There were a lot of stories about his insane farmboy strength. Teammates would find ways to test that strength -- pick up that, carry that -- and he would do crazy things without a sweat.
Check out this passage from a 1963 magazine article:
“He’s always at the outer edge of the rulebook anyway,” says Eric Nesterenko of the Chicago Black Hawks, a veteran who has played frequently against Howe man-on-man. “You never know when he's going to slip over into what's dirty.” Ted Lindsay, who was Howe's linemate with Detroit for a dozen years and his opponent with Chicago for three more, says, “Gordie gets away with more than anyone else in hockey.” Andy Bathgate, the New York Ranger star who was fined by the league in 1960 for writing an article called “Atrocities on Ice,” for True magazine, has accused Howe of deliberately inflicting head cuts, of deliberately cauliflowering at least one ear, and of deliberately raising the puck at other people’s heads.

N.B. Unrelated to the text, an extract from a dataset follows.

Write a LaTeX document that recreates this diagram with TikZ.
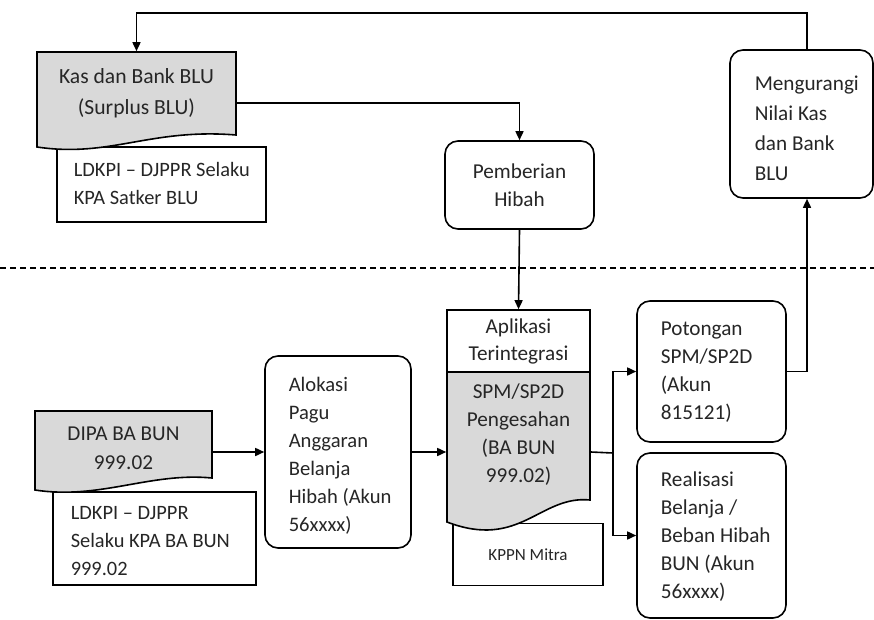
\documentclass[tikz,border=0pt]{standalone}
\usepackage{fontspec}
\setmainfont{Carlito}
\usetikzlibrary{arrows.meta,calc}
\definecolor{docgrey}{HTML}{D9D9D9}
\definecolor{txt}{HTML}{262626}
\begin{document}
\begin{tikzpicture}[x=1pt,y=-1pt,
  line width=1.6pt,
  every node/.style={text=txt,font=\fontsize{21.2}{28}\selectfont},
  plainbox/.style={draw,fill=white,rectangle,inner sep=0pt},
  roundbox/.style={draw,fill=white,rectangle,rounded corners=13pt,inner sep=0pt},
  txtonly/.style={inner sep=0pt},
  lefttxt/.style={inner sep=0pt,anchor=west,align=left},
  arr/.style={-{Triangle[length=9pt,width=8pt]}},
  docfill/.style={draw,fill=docgrey}
]
\useasboundingbox (0,0) rectangle (874,620);

% ---------- upper part ----------
\node[plainbox,minimum width=209pt,minimum height=75pt] (ldk1) at (161.5,184.5) {};
\node[lefttxt,font=\fontsize{20.4}{28}\selectfont] (ldk1t) at (73,183.5) {LDKPI -- DJPPR Selaku\\KPA Satker BLU};
\draw[docfill] (37,52) -- (236,52) -- (236,135) .. controls (150,128) and (110,158) .. (37,147) -- cycle;
\node[txtonly,minimum width=199pt,minimum height=83pt,align=center,font=\fontsize{21.6}{31}\selectfont] (kas) at (136.5,93.5) {Kas dan Bank BLU\\(Surplus BLU)};

\node[roundbox,minimum width=149pt,minimum height=88pt,align=center] (pem) at (519.5,185) {Pemberian\\Hibah};

\node[roundbox,minimum width=143pt,minimum height=148pt] (meng) at (801.5,124) {};
\node[lefttxt,font=\fontsize{21.2}{30}\selectfont] (mengt) at (754,128) {Mengurangi\\Nilai Kas\\dan Bank\\BLU};

\coordinate (topy) at (0,13);

% ---------- dashed separator ----------
\coordinate (dl) at (0,268);
\coordinate (dr) at (874,268);
\draw[line width=1.3pt,dash pattern=on 6pt off 4pt] (dl) -- (dr);

% ---------- lower part ----------
\node[plainbox,minimum width=203pt,minimum height=93pt] (ldk2) at (154.5,538.5) {};
\node[lefttxt,font=\fontsize{20.4}{28}\selectfont] (ldk2t) at (70,541.5) {LDKPI -- DJPPR\\Selaku KPA BA BUN\\999.02};
\draw[docfill] (35,411) -- (212,411) -- (212,478) .. controls (150,472) and (100,500) .. (35,490) -- cycle;
\node[txtonly,minimum width=177pt,minimum height=72pt,align=center,font=\fontsize{21.2}{29}\selectfont] (dipa) at (123.5,448) {DIPA BA BUN\\999.02};

\node[roundbox,minimum width=146pt,minimum height=192pt] (alo) at (338,452) {};
\node[lefttxt,font=\fontsize{20.6}{28}\selectfont] (alot) at (288,455.5) {Alokasi\\Pagu\\Anggaran\\Belanja\\Hibah (Akun\\56xxxx)};

\node[plainbox,minimum width=150pt,minimum height=62pt,font=\fontsize{17}{20}\selectfont] (kppn) at (528,554.5) {KPPN Mitra};
\draw[docfill] (447,372) -- (590,372) -- (590,500) .. controls (540,495) and (520,550) .. (447,522) -- cycle;
\node[plainbox,minimum width=143pt,minimum height=62pt,align=center,font=\fontsize{21.2}{27}\selectfont] (aplt) at (518.5,341) {Aplikasi\\Terintegrasi};
\node[txtonly,minimum width=143pt,minimum height=162pt,align=center] (aplg) at (518.5,453) {};
\node[txtonly,align=center] (aplgt) at (518.5,435) {SPM/SP2D\\Pengesahan\\(BA BUN\\999.02)};

\node[roundbox,minimum width=149pt,minimum height=141pt] (pot) at (711.5,371.5) {};
\node[lefttxt] (pott) at (660,372) {Potongan\\SPM/SP2D\\(Akun\\815121)};
\node[roundbox,minimum width=149pt,minimum height=165pt] (real) at (711.5,535.5) {};
\node[lefttxt] (realt) at (660,537) {Realisasi\\Belanja /\\Beban Hibah\\BUN (Akun\\56xxxx)};

\coordinate (split) at (613,453);

% ---------- connectors ----------
\draw[arr] ([xshift=5.5pt]meng.north) |- (kas.north |- topy) -- (kas.north);
\draw[arr] ([yshift=-9.5pt]kas.east) -| (pem.north);
\draw[arr] (pem.south) -- (aplt.north);
\draw[arr] (alo.west -| dipa.east) -- (alo.west);
\draw[arr] (alo.east) -- (alo.east -| aplg.west);
\draw (alo.east -| aplg.east) -- (split);
\draw[arr] (split) |- (pot.west);
\draw[arr] (split) |- (real.west);
\draw[arr] (pot.east) -| ([xshift=5.5pt]meng.south);
\end{tikzpicture}
\end{document}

About the only crimes Howe is not generally accused of are the heinous ones of “spearing” — the art of jabbing the business end of a hockey stick into an onrushing opponent's unpadded belly — and “butt-ending.” another manoeuvre with a stick that takes place in flurries around the goal mouth or in the corners. He is a recognized master of “high sticking,” an action that is almost impossible for the fans or even the referees to separate from an accident, and which has carved his signature on a good many faces around the league."